Tally the lines in the listing below that contain "this" and report the tally alone.

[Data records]
# # # # # # #
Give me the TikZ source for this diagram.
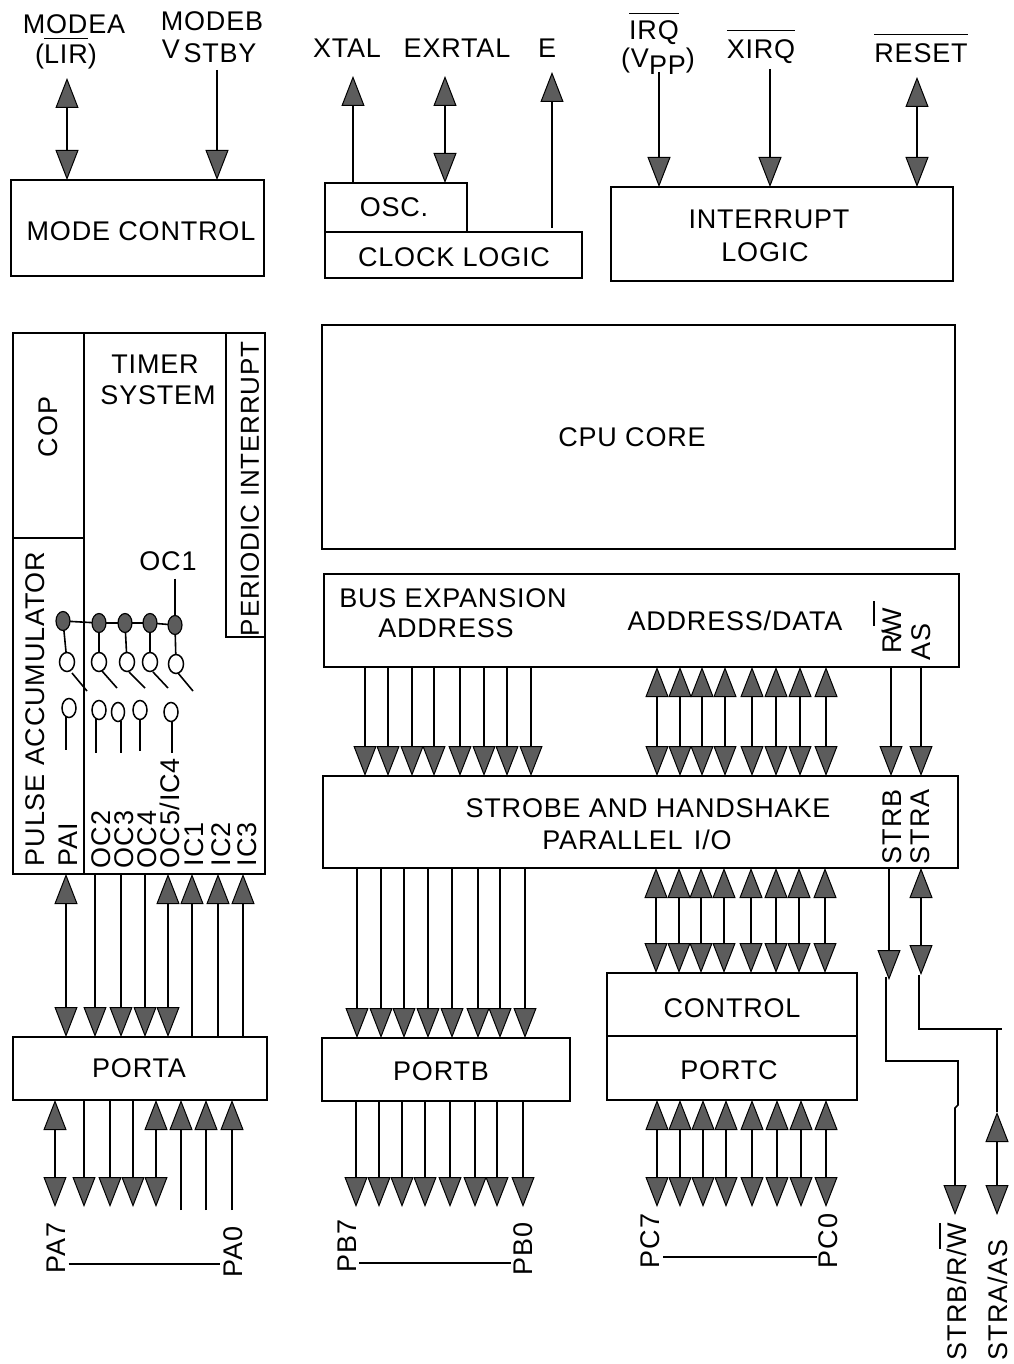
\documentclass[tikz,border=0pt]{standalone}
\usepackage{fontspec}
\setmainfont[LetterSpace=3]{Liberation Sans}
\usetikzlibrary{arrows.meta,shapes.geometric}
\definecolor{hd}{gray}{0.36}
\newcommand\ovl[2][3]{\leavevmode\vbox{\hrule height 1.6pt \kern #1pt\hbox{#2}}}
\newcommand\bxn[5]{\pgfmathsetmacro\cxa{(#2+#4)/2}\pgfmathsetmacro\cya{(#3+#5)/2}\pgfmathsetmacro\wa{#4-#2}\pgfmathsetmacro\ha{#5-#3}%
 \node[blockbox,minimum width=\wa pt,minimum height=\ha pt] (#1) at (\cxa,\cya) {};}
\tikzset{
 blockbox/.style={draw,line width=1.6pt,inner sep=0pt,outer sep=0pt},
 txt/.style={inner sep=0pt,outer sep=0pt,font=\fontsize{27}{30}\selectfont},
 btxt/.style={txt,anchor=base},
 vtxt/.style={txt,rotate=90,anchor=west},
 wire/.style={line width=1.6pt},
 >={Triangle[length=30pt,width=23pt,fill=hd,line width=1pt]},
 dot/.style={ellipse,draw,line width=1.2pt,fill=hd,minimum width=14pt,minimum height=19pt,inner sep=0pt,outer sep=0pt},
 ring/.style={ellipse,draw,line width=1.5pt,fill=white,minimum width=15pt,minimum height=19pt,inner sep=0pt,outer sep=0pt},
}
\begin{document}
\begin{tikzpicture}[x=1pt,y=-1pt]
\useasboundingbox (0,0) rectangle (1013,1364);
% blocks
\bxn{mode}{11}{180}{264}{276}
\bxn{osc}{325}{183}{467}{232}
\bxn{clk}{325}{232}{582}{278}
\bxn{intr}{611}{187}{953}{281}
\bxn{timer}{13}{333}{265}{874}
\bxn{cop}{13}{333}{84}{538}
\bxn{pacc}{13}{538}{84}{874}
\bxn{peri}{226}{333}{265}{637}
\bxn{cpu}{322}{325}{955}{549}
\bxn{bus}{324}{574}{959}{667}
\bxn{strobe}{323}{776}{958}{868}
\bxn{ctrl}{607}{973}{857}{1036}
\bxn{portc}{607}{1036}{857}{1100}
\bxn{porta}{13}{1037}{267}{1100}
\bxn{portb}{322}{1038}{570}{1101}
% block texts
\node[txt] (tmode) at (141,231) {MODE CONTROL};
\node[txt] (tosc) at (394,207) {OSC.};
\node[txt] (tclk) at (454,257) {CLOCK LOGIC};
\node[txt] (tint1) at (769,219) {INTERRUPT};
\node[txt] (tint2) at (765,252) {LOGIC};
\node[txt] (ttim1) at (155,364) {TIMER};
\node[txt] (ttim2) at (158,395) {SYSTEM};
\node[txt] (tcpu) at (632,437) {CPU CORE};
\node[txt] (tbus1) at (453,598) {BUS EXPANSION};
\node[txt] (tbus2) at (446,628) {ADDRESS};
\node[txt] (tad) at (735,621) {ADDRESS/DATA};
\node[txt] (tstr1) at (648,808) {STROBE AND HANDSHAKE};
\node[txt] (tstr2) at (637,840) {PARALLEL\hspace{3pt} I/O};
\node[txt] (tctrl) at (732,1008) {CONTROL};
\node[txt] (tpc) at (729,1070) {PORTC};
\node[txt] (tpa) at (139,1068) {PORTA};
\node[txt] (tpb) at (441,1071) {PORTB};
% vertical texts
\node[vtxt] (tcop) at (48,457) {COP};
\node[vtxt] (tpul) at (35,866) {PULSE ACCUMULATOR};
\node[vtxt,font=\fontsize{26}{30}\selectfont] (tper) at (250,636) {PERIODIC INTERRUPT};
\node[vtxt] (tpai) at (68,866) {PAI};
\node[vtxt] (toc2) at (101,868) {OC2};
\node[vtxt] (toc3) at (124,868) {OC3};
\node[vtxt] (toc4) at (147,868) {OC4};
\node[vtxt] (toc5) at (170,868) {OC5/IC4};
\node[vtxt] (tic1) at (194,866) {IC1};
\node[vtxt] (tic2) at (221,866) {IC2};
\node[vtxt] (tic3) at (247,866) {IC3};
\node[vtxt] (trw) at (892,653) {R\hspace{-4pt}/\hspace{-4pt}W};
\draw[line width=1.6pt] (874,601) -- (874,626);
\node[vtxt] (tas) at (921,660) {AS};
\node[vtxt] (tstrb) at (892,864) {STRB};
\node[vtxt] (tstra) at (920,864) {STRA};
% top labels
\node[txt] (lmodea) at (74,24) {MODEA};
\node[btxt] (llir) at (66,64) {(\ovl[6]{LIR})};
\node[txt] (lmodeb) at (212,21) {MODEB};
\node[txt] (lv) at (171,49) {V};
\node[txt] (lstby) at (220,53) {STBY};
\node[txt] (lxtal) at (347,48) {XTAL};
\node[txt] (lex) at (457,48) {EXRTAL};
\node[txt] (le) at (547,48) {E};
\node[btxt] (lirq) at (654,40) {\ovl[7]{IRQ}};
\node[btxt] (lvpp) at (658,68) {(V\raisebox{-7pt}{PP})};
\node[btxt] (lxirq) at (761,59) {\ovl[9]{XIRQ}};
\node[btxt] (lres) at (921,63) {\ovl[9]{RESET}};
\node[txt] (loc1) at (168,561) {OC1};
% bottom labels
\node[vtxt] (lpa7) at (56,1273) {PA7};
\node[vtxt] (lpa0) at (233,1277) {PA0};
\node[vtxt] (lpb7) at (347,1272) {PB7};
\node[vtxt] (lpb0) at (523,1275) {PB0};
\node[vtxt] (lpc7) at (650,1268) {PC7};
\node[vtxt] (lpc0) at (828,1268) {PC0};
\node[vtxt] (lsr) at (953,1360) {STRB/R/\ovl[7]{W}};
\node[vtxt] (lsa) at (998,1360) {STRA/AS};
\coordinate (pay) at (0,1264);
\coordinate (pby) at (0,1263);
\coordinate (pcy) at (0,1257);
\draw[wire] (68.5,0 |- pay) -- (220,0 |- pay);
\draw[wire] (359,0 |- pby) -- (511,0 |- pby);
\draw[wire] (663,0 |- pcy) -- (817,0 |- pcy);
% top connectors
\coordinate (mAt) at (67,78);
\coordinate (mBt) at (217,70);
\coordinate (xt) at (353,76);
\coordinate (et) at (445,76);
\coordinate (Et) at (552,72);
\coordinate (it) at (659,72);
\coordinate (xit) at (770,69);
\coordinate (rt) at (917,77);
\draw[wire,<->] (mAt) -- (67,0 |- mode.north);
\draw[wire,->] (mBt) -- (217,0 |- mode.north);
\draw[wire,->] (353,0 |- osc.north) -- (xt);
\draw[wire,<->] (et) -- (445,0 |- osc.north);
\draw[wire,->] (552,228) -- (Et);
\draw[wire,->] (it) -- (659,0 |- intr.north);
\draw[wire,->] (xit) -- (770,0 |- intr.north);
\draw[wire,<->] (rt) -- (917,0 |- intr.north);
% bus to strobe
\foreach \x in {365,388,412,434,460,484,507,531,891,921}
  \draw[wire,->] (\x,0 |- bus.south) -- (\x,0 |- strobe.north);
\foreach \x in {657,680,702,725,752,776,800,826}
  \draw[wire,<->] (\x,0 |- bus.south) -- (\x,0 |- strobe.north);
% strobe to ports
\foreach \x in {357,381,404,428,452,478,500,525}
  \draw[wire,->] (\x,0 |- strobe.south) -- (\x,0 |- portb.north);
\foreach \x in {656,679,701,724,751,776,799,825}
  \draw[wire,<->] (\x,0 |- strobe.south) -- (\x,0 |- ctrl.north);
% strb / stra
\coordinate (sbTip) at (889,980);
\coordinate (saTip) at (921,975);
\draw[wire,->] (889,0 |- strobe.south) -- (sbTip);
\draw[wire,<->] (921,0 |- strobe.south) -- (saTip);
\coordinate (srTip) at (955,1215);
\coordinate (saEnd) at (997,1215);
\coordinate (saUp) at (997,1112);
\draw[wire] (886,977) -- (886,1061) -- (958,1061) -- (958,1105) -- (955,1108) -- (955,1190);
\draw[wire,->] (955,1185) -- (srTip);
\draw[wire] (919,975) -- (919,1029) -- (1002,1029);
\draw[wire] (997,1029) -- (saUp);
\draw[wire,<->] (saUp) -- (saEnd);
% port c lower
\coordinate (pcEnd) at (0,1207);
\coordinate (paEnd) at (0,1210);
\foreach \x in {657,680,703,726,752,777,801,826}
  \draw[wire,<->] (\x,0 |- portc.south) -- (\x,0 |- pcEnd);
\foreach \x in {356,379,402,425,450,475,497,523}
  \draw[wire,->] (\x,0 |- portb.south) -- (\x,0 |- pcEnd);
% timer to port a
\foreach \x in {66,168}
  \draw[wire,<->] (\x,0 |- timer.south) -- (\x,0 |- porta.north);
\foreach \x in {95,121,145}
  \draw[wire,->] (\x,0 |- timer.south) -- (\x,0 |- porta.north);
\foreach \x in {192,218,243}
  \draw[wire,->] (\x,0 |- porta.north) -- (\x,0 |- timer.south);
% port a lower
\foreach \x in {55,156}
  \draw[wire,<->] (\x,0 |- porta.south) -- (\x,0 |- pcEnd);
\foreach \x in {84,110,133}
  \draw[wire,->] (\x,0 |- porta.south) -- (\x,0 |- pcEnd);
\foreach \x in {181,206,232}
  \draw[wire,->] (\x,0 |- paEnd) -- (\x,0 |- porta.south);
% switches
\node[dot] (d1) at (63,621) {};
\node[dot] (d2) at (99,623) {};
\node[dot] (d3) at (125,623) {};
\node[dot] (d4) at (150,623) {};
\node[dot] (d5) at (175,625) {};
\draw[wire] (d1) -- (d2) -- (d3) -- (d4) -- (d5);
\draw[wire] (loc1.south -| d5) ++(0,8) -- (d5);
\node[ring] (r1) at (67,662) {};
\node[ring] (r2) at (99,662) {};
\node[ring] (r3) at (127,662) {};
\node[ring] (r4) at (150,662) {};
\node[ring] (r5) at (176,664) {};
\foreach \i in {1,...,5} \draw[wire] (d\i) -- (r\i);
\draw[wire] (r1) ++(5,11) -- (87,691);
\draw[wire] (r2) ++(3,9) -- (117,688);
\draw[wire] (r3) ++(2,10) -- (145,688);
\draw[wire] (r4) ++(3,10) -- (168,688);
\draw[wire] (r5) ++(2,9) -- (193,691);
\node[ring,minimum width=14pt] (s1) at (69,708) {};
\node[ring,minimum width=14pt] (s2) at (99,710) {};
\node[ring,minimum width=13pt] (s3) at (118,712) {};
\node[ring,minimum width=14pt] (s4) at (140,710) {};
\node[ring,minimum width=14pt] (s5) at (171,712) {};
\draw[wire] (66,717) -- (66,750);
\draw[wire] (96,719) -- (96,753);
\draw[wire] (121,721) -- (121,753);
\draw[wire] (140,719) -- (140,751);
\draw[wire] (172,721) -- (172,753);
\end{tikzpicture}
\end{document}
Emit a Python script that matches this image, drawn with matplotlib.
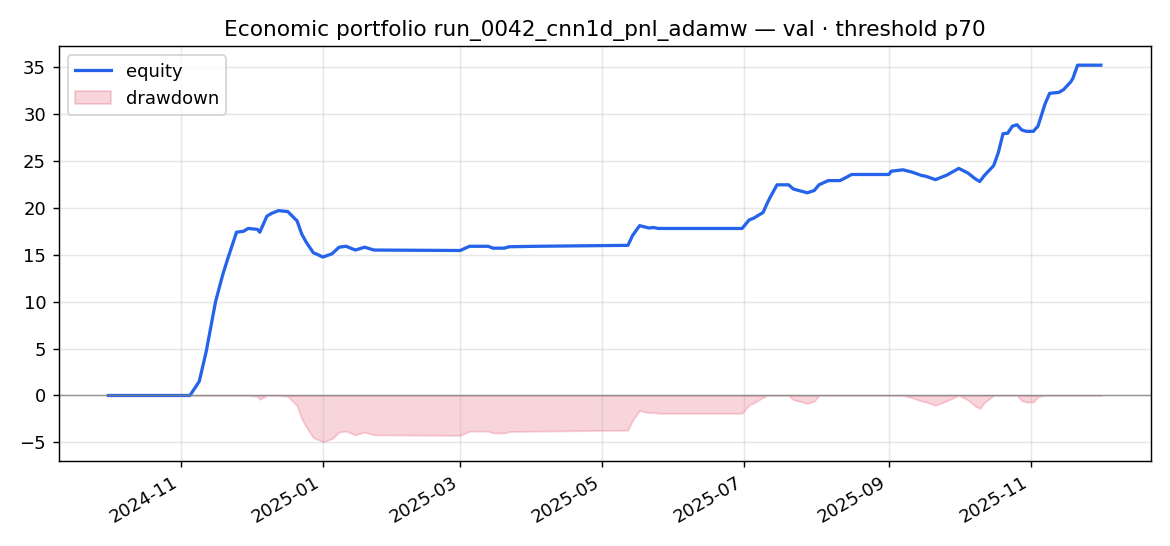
# # # # # # #
[WRITTEN SOLUTION] 2